### Listing
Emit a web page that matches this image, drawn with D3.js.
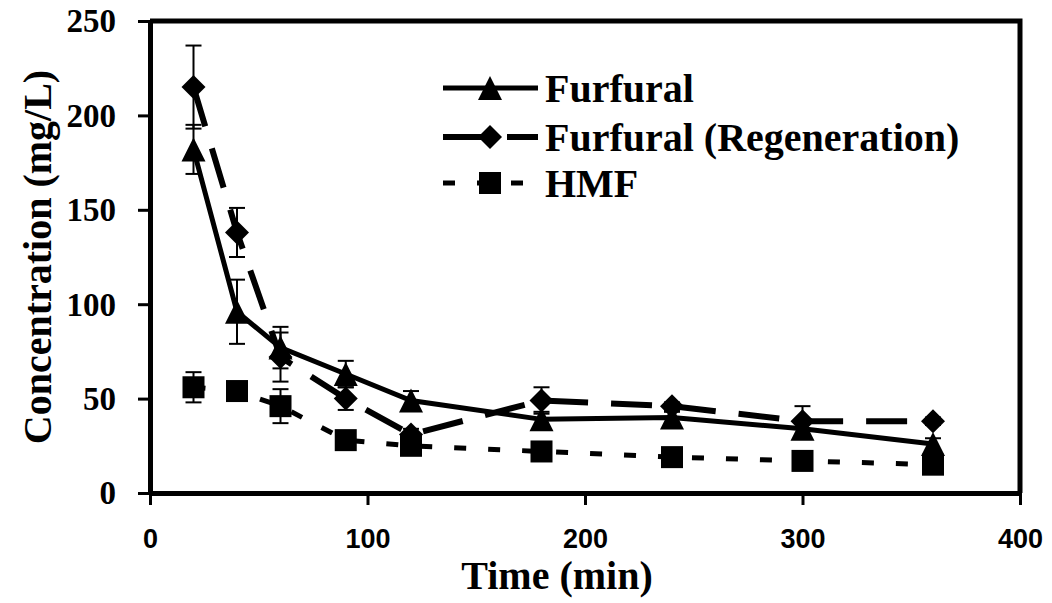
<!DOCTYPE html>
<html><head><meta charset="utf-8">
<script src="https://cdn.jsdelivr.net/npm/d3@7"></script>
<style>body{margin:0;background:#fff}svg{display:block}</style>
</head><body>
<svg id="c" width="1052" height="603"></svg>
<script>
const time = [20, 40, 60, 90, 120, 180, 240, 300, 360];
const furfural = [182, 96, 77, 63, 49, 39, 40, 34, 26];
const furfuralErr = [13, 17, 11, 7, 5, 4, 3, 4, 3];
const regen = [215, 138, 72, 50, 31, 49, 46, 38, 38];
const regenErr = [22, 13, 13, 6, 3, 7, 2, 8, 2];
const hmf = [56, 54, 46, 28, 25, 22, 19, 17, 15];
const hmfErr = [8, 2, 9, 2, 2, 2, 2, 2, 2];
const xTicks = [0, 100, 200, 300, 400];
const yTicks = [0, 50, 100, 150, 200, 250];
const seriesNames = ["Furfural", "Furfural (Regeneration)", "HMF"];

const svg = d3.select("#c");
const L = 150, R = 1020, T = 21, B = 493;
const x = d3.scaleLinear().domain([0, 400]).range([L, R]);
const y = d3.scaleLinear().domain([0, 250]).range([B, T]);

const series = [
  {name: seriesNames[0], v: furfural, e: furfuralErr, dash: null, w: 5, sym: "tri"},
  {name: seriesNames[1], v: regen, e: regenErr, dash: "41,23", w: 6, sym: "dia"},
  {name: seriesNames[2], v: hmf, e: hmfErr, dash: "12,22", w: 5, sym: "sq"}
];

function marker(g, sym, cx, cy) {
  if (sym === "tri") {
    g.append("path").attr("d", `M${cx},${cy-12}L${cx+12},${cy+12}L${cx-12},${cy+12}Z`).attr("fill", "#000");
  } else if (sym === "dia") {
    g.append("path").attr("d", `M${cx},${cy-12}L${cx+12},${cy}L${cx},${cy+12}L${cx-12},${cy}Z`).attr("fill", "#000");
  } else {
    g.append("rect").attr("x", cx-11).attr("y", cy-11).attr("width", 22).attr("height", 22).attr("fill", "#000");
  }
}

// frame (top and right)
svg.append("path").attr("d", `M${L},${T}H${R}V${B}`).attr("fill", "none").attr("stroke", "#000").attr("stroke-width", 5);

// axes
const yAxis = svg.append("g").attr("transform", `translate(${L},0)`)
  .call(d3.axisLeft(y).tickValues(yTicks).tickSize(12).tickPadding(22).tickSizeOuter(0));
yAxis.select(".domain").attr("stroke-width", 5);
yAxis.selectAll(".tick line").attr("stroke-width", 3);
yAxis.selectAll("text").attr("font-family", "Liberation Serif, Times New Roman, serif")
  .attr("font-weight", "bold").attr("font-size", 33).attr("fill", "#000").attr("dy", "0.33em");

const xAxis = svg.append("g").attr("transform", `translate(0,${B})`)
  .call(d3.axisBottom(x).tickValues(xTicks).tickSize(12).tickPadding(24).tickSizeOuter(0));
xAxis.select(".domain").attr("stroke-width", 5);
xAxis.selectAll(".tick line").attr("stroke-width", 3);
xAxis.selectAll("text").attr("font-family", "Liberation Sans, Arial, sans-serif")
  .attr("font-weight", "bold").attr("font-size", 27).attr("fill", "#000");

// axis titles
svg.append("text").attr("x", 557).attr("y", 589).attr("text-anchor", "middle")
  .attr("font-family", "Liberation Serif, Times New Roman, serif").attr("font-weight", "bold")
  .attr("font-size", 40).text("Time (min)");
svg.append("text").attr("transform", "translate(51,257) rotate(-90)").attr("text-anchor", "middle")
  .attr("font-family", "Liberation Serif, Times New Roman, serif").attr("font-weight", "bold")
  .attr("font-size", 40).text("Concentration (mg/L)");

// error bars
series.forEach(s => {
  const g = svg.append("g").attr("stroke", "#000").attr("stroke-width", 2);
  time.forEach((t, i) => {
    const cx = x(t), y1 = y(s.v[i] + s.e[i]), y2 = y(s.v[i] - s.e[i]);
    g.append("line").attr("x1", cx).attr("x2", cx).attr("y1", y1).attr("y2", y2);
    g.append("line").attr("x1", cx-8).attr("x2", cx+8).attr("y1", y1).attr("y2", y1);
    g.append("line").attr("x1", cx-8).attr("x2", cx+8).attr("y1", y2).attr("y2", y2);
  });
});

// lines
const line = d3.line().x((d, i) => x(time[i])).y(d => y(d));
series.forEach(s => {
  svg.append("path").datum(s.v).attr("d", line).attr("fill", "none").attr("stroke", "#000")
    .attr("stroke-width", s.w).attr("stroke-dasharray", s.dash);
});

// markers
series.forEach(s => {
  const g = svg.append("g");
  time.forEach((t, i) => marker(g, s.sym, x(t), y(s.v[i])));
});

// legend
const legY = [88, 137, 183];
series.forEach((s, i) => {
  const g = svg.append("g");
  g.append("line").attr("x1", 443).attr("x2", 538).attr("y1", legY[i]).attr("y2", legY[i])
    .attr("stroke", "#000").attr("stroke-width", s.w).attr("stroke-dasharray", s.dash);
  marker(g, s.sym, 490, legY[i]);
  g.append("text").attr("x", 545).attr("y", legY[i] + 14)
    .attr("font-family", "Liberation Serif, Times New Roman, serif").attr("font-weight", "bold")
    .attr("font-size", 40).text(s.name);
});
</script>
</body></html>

==

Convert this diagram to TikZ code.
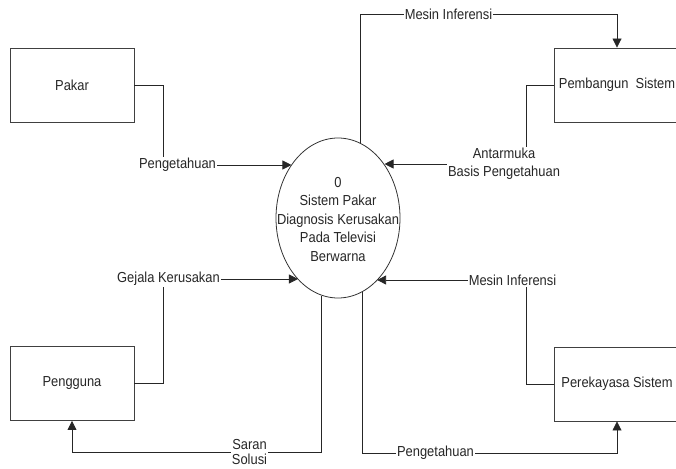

==

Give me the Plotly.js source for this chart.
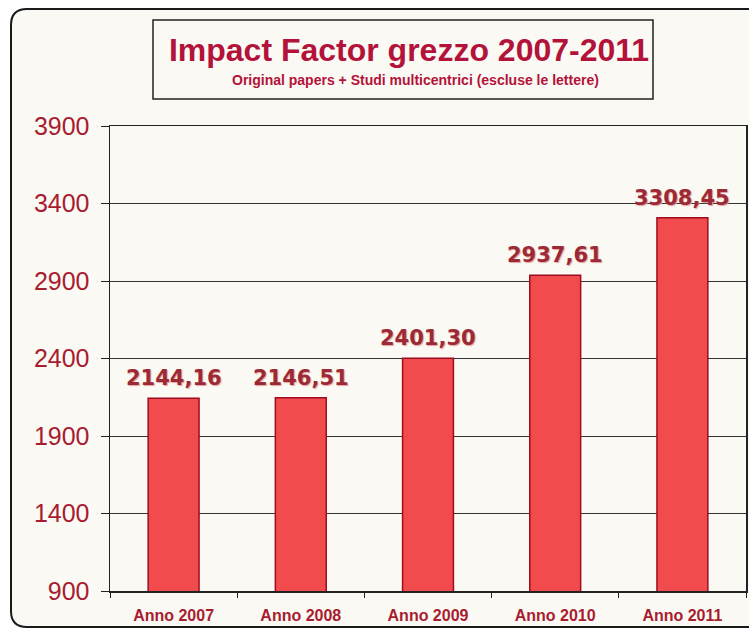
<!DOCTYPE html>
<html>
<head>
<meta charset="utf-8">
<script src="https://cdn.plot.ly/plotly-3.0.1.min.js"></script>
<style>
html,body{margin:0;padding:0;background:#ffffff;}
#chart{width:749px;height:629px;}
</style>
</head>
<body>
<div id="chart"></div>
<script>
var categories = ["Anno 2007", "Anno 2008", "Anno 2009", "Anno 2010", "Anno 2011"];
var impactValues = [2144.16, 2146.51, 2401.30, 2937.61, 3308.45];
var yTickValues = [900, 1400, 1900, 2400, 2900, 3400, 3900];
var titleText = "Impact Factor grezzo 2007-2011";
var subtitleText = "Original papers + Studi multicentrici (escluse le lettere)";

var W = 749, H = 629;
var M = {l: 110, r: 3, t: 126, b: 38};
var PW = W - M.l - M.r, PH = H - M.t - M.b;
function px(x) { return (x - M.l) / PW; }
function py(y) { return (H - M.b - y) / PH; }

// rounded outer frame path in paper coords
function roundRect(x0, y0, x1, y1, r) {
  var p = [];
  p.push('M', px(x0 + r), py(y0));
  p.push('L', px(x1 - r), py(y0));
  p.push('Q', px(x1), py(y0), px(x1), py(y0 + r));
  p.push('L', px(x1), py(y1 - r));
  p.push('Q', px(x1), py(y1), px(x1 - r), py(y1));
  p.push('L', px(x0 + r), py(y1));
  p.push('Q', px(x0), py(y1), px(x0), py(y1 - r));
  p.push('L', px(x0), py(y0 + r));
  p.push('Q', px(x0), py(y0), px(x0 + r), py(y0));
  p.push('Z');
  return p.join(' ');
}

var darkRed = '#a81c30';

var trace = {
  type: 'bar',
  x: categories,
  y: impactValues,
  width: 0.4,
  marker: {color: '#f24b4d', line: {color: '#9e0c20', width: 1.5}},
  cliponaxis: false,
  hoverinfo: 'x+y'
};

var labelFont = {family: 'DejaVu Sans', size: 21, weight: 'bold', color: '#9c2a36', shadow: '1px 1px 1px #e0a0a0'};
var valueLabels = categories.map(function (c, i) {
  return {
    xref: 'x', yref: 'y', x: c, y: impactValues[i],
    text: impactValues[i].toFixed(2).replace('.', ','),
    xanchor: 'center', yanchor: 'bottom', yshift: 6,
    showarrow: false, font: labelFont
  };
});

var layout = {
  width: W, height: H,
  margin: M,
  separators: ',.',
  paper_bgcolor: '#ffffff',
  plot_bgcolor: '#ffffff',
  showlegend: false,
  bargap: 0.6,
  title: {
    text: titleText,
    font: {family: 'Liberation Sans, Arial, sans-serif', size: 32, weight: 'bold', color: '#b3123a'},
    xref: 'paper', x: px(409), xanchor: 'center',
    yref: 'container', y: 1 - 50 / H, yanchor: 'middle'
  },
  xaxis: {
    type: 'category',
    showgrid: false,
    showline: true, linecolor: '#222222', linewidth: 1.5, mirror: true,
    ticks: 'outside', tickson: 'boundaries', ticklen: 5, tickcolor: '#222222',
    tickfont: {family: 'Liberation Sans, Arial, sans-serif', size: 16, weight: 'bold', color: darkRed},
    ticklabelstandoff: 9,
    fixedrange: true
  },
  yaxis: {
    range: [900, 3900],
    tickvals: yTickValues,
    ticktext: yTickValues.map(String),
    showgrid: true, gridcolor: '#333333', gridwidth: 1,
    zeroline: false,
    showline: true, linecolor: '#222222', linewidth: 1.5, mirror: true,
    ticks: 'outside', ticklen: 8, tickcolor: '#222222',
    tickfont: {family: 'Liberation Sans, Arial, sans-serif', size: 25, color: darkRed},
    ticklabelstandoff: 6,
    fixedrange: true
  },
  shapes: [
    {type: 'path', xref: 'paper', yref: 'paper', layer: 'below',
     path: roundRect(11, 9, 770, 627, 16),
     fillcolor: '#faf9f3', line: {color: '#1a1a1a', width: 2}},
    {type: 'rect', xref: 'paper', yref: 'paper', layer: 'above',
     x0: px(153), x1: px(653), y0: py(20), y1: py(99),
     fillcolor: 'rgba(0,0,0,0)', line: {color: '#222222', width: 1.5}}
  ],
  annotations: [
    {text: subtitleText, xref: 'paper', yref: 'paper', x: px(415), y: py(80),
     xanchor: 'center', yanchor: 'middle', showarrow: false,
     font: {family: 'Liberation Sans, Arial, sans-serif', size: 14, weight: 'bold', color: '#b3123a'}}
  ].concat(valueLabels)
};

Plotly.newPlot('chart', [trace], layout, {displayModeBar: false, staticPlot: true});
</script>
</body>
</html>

### Given task
Search the data for "this" and list every line in which it occurs.

### Written response
Emit a web page that matches this image, drawn with D3.js.
Convert this diagram to TikZ code.
Give me the Plotly.js source for this chart.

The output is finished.